Le texte de cette page a été corrigé et est conforme au fac-similé.

Il résulte aussi des considérations précédentes qu’un bon rejet ne doit pas dépasser l’étendue d’une mesure ; si, dans l’alexandrin, il va rejoindre la coupe de l’hémistiche, l’effort se disperse et l’effet se perd.

L’enjambement et la rime. — La Harpe prétendait que nos vers ne peuvent pas enjamber, parce qu’ils riment. Au contraire, c’est la rime qui leur permet d’enjamber. Pour qu’on puisse enjamber, il faut que les fins de vers soient très nettes, sans quoi les vers tendent à se confondre avec de la prose. Ceux des Grecs et des Latins, qui ne rimaient pas, pouvaient enjamber parce qu’ils étaient fortement rythmés et que la fin du vers était toujours sensible ; dans les nôtres, où le rythme est faiblement marqué, c’est la rime qui contribue le plus à indiquer la fin du vers. Son utilité pour les enjambements est si vraie, que c’est le jour où les romantiques, en même temps qu’ils variaient le rythme de leurs vers, se donnèrent pleine liberté pour l’emploi de l’enjambement, qu’ils éprouvèrent le besoin de renforcer leurs rimes et réclamèrent la rime riche.

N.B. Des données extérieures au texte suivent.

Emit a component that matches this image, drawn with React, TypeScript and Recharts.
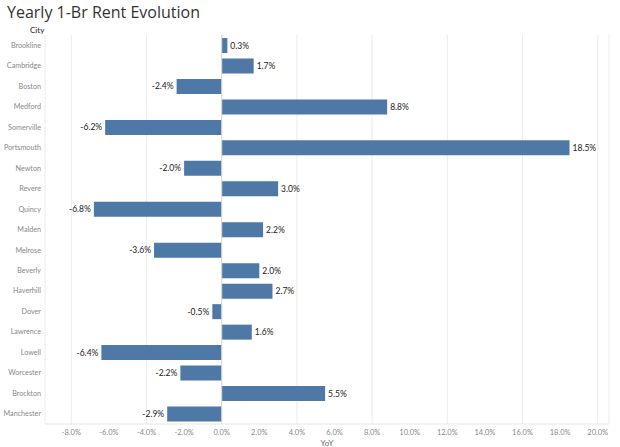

L’enjambement au xviie siècle. — Ce n’est que depuis Chénier que l’enjambement est devenu un procédé artistique d’usage courant dans tous les genres de poésie. Au xviie siècle il était presque exclusivement relégué dans les genres familiers, tels que la comédie, la fable. Racine, qui en a de délicieux dans Les Plaideurs, n’en présente qu’à peine un ou deux dans ses tragédies :

Mais tout n’est pas détruit, et vous en laissez vivre
Un… Votre fils, seigneur, me défend de poursuivre.